## RECORDED INFORMATION
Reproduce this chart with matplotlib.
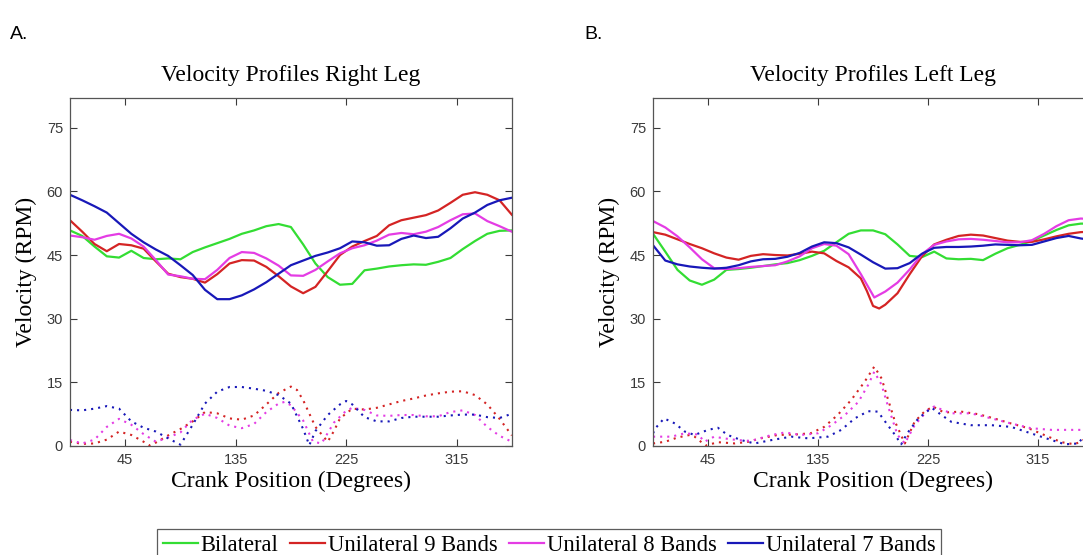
import matplotlib.pyplot as plt

# crank angle grid (degrees) shared by most of the solid mean curves
ANGLES = list(range(0, 361, 10))

# ---- right leg (panel A), mean velocity in RPM ----
right_bilateral = [50.8, 49.5, 47.0, 44.7, 44.4, 46.0, 44.3, 44.0, 44.2, 44.0, 45.7, 46.8, 47.8,
                   48.8, 50.0, 50.8, 51.8, 52.3, 51.6, 47.5, 43.0, 39.8, 38.0, 38.2, 41.4, 41.8,
                   42.3, 42.6, 42.8, 42.7, 43.4, 44.3, 46.4, 48.3, 50.0, 50.7, 50.8]
right_uni9 = [53.2, 50.5, 47.6, 45.9, 47.6, 47.3, 46.5, 43.5, 40.6, 39.8, 39.4, 38.5, 40.5,
              43.0, 43.8, 43.7, 42.2, 40.0, 37.6, 36.0, 37.5, 41.2, 45.0, 47.0, 48.3, 49.5,
              52.0, 53.2, 53.8, 54.4, 55.5, 57.3, 59.2, 59.8, 59.2, 57.9, 54.5]
right_uni8 = [49.6, 49.2, 48.6, 49.5, 50.0, 48.9, 47.0, 43.8, 40.4, 40.0, 39.4, 39.3, 41.5,
              44.3, 45.7, 45.5, 44.2, 42.5, 40.2, 40.1, 41.5, 43.5, 45.4, 46.6, 47.3, 48.4,
              49.8, 50.2, 49.9, 50.5, 51.6, 53.2, 54.6, 54.8, 53.0, 51.8, 50.5]
right_uni7 = [59.2, 57.9, 56.5, 55.0, 52.5, 50.0, 48.0, 46.3, 44.8, 42.6, 40.3, 36.8, 34.6,
              34.6, 35.5, 36.9, 38.6, 40.6, 42.6, 43.7, 44.8, 45.6, 46.6, 48.2, 48.0, 47.2,
              47.3, 48.8, 49.6, 49.0, 49.3, 51.3, 53.6, 55.0, 56.8, 57.9, 58.5]

# right leg, dotted difference curves
right_d9_ang = [0, 10, 20, 30, 40, 50, 60, 65, 70, 80, 90, 100, 110, 120, 130, 140, 150, 160, 170,
                180, 185, 190, 200, 210, 215, 220, 230, 240, 250, 260, 270, 280, 290, 300, 310,
                320, 330, 340, 350, 360]
right_d9 = [1.0, 0.5, 0.6, 1.5, 3.4, 2.6, 1.0, 0.1, 0.8, 2.5, 4.0, 5.8, 8.0, 7.7, 6.5, 6.2, 7.2,
            9.8, 12.5, 14.0, 13.2, 10.8, 4.5, 1.0, 3.5, 6.5, 8.8, 8.6, 9.0, 9.8, 10.6, 11.2, 11.9,
            12.4, 12.8, 12.9, 12.0, 9.8, 6.4, 2.5]
right_d8_ang = [0, 10, 20, 30, 40, 50, 60, 70, 80, 90, 100, 110, 120, 130, 140, 150, 160, 170, 175,
                180, 190, 198, 205, 215, 225, 230, 240, 250, 260, 270, 280, 290, 300, 310, 320,
                330, 340, 350, 360]
right_d8 = [1.4, 0.6, 1.5, 4.5, 6.4, 5.0, 2.8, 1.0, 2.0, 3.2, 6.2, 7.6, 6.6, 4.8, 4.2, 5.2, 8.0,
            10.0, 10.4, 9.6, 6.0, 1.0, 0.6, 5.5, 8.3, 9.0, 8.5, 7.2, 7.1, 7.3, 7.3, 7.0, 7.0,
            8.0, 8.4, 7.3, 4.5, 2.4, 1.0]
right_d7_ang = [0, 10, 20, 30, 40, 50, 60, 70, 80, 90, 100, 110, 120, 130, 140, 150, 160, 170,
                180, 190, 195, 200, 210, 220, 225, 230, 240, 250, 260, 270, 280, 290, 300, 310,
                320, 330, 340, 350, 360]
right_d7 = [8.5, 8.4, 8.8, 9.4, 8.8, 5.8, 4.3, 3.4, 1.8, 0.3, 5.0, 10.0, 12.8, 13.9, 13.9, 13.5,
            13.0, 12.0, 10.0, 4.0, 0.2, 3.5, 7.3, 9.8, 10.6, 9.8, 6.8, 5.8, 5.8, 6.6, 6.9, 6.9,
            6.9, 7.2, 7.4, 7.4, 6.8, 6.6, 7.6]

# ---- left leg (panel B), mean velocity in RPM ----
left_bilateral = [50.0, 45.8, 41.5, 39.0, 38.0, 39.2, 41.5, 41.7, 42.0, 42.4, 42.8, 43.1, 43.8,
                  44.8, 46.0, 48.0, 50.0, 50.8, 50.8, 49.9, 47.5, 44.8, 44.5, 45.8, 44.2, 44.0,
                  44.1, 43.8, 45.3, 46.6, 47.4, 48.3, 49.6, 50.9, 52.0, 52.4, 52.4]
left_uni9_ang = [0, 10, 20, 30, 40, 50, 60, 70, 80, 90, 100, 110, 120, 130, 140, 150, 160, 170,
                 175, 180, 185, 190, 200, 210, 220, 230, 240, 250, 260, 270, 280, 290, 300, 310,
                 320, 330, 340, 350, 360]
left_uni9 = [50.4, 49.8, 48.7, 47.6, 46.6, 45.4, 44.4, 43.9, 44.8, 45.2, 45.0, 44.9, 45.3, 45.8,
             45.4, 43.6, 42.1, 39.5, 36.5, 33.0, 32.4, 33.3, 36.0, 40.5, 44.7, 47.5, 48.6, 49.5,
             49.8, 49.6, 49.0, 48.4, 48.1, 48.1, 48.7, 49.4, 50.0, 50.4, 50.5]
left_uni8_ang = [0, 10, 20, 30, 40, 50, 60, 70, 80, 90, 100, 110, 120, 130, 140, 150, 160, 170,
                 181, 190, 200, 210, 220, 230, 240, 250, 260, 270, 280, 290, 300, 310, 320, 330,
                 340, 350, 360]
left_uni8 = [53.0, 51.5, 49.4, 46.8, 44.0, 41.9, 41.7, 41.9, 42.2, 42.4, 42.6, 43.5, 44.7, 46.6,
             47.6, 47.2, 45.2, 40.5, 35.0, 36.4, 38.5, 41.6, 45.2, 47.4, 48.2, 48.7, 48.8, 48.6,
             48.3, 48.0, 48.0, 48.5, 50.0, 51.8, 53.2, 53.6, 53.4]
left_uni7 = [47.3, 43.7, 42.8, 42.3, 42.0, 41.8, 42.0, 42.6, 43.5, 44.0, 44.1, 44.6, 45.5, 47.0,
             48.0, 47.8, 46.8, 45.1, 43.3, 41.8, 41.9, 43.1, 45.3, 46.7, 46.9, 46.9, 47.0, 47.2,
             47.5, 47.4, 47.3, 47.4, 48.2, 49.0, 49.5, 48.9, 48.5]

# left leg, dotted difference curves
left_d9_ang = [0, 10, 20, 30, 34, 43, 53, 67, 78, 88, 102, 116, 129, 140, 151, 162, 173, 181,
               187, 192, 198, 206, 214, 222, 229, 238, 252, 266, 279, 293, 307, 320, 334, 345,
               352, 360]
left_d9 = [0.6, 1.0, 2.0, 2.6, 2.2, 0.1, 0.9, 0.6, 1.0, 1.8, 2.6, 2.7, 3.0, 4.5, 7.3, 10.8, 15.1,
           18.7, 15.9, 11.2, 5.7, 0.6, 5.7, 8.1, 9.3, 7.9, 8.1, 7.5, 6.5, 5.3, 4.2, 2.6, 0.9,
           0.4, 1.4, 1.6]
left_d8_ang = [0, 15, 26, 37, 42, 50, 58, 69, 80, 97, 108, 121, 135, 146, 157, 168, 176, 181,
               187, 192, 200, 206, 214, 225, 230, 244, 260, 277, 293, 309, 326, 339, 352, 360]
left_d8 = [2.2, 2.2, 3.0, 2.7, 1.0, 2.2, 1.8, 1.4, 1.2, 2.6, 3.2, 2.6, 3.0, 4.9, 7.3, 10.4,
           14.4, 17.5, 14.4, 9.6, 2.6, 0.6, 4.9, 8.5, 9.3, 7.7, 7.7, 6.5, 5.3, 4.2, 3.8, 3.8,
           3.8, 3.6]
left_d7_ang = [0, 2, 9, 18, 26, 34, 45, 53, 61, 72, 83, 97, 113, 127, 143, 154, 165, 176, 184,
               189, 198, 203, 208, 217, 228, 236, 244, 260, 277, 293, 309, 326, 337, 348, 352,
               360]
left_d7 = [3.0, 4.2, 6.5, 5.3, 3.4, 2.6, 3.8, 4.3, 2.6, 1.4, 0.6, 1.4, 2.2, 1.8, 2.2, 3.8, 6.5,
           8.2, 8.1, 6.1, 2.6, 0.4, 3.0, 6.5, 9.0, 7.3, 5.7, 4.9, 4.9, 4.5, 3.0, 1.4, 0.4, 0.6,
           2.2, 2.4]

LABELS = ["Bilateral", "Unilateral 9 Bands", "Unilateral 8 Bands", "Unilateral 7 Bands"]
COLORS = ["#33dd33", "#d42424", "#e43ce4", "#1818b8"]

SERIF = "Liberation Serif"
SANS = "Liberation Sans"
DOTS = (0, (1, 2.4))


def style_axes(ax, title):
    ax.set_xlim(0, 360)
    ax.set_ylim(0, 82)
    ax.set_xticks([45, 135, 225, 315])
    ax.set_yticks([0, 15, 30, 45, 60, 75])
    ax.tick_params(direction="in", top=True, right=True, length=5, width=0.8,
                   labelsize=10.5, colors="#3a3a3a", pad=5)
    for lab in ax.get_xticklabels() + ax.get_yticklabels():
        lab.set_fontfamily(SANS)
    for sp in ax.spines.values():
        sp.set_color("#555555")
        sp.set_linewidth(0.9)
    ax.set_title(title, fontfamily=SERIF, fontsize=17, pad=12)
    ax.set_xlabel("Crank Position (Degrees)", fontfamily=SERIF, fontsize=17, labelpad=3)
    ax.set_ylabel("Velocity (RPM)", fontfamily=SERIF, fontsize=17, labelpad=7)


fig = plt.figure(figsize=(10.83, 5.55), dpi=100)
ax_a = fig.add_axes([0.0646, 0.1964, 0.408, 0.627])
ax_b = fig.add_axes([0.603, 0.1964, 0.4063, 0.627])

handles = []
for vals, color, label in zip([right_bilateral, right_uni9, right_uni8, right_uni7], COLORS, LABELS):
    h, = ax_a.plot(ANGLES, vals, color=color, linewidth=1.6, label=label)
    handles.append(h)
for ang, vals, color in zip([right_d9_ang, right_d8_ang, right_d7_ang],
                            [right_d9, right_d8, right_d7], COLORS[1:]):
    ax_a.plot(ang, vals, color=color, linewidth=1.5, linestyle=DOTS)

ax_b.plot(ANGLES, left_bilateral, color=COLORS[0], linewidth=1.6)
ax_b.plot(left_uni9_ang, left_uni9, color=COLORS[1], linewidth=1.6)
ax_b.plot(left_uni8_ang, left_uni8, color=COLORS[2], linewidth=1.6)
ax_b.plot(ANGLES, left_uni7, color=COLORS[3], linewidth=1.6)
for ang, vals, color in zip([left_d9_ang, left_d8_ang, left_d7_ang],
                            [left_d9, left_d8, left_d7], COLORS[1:]):
    ax_b.plot(ang, vals, color=color, linewidth=1.5, linestyle=DOTS)

style_axes(ax_a, "Velocity Profiles Right Leg")
style_axes(ax_b, "Velocity Profiles Left Leg")

fig.text(0.009, 0.93, "A.", fontfamily=SANS, fontsize=14)
fig.text(0.54, 0.93, "B.", fontfamily=SANS, fontsize=14)

leg = fig.legend(handles=handles, loc="lower center", bbox_to_anchor=(0.507, -0.012),
                 ncol=4, frameon=True, fancybox=False, borderaxespad=0,
                 prop={"family": SERIF, "size": 16.3}, handlelength=1.55, handletextpad=0.12,
                 columnspacing=0.5, borderpad=0.25)
leg.get_frame().set_edgecolor("#333333")
leg.get_frame().set_linewidth(0.9)

fig.savefig("out.png", dpi=100)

## REQUIREMENT
From the first line of the material down to the line containing "ANGLES = list(range(0, 361, 10))", inclusive, return each line exactly, skipping any picture.

## FINISHED ANSWER
Reproduce this chart with matplotlib.
import matplotlib.pyplot as plt

# crank angle grid (degrees) shared by most of the solid mean curves
ANGLES = list(range(0, 361, 10))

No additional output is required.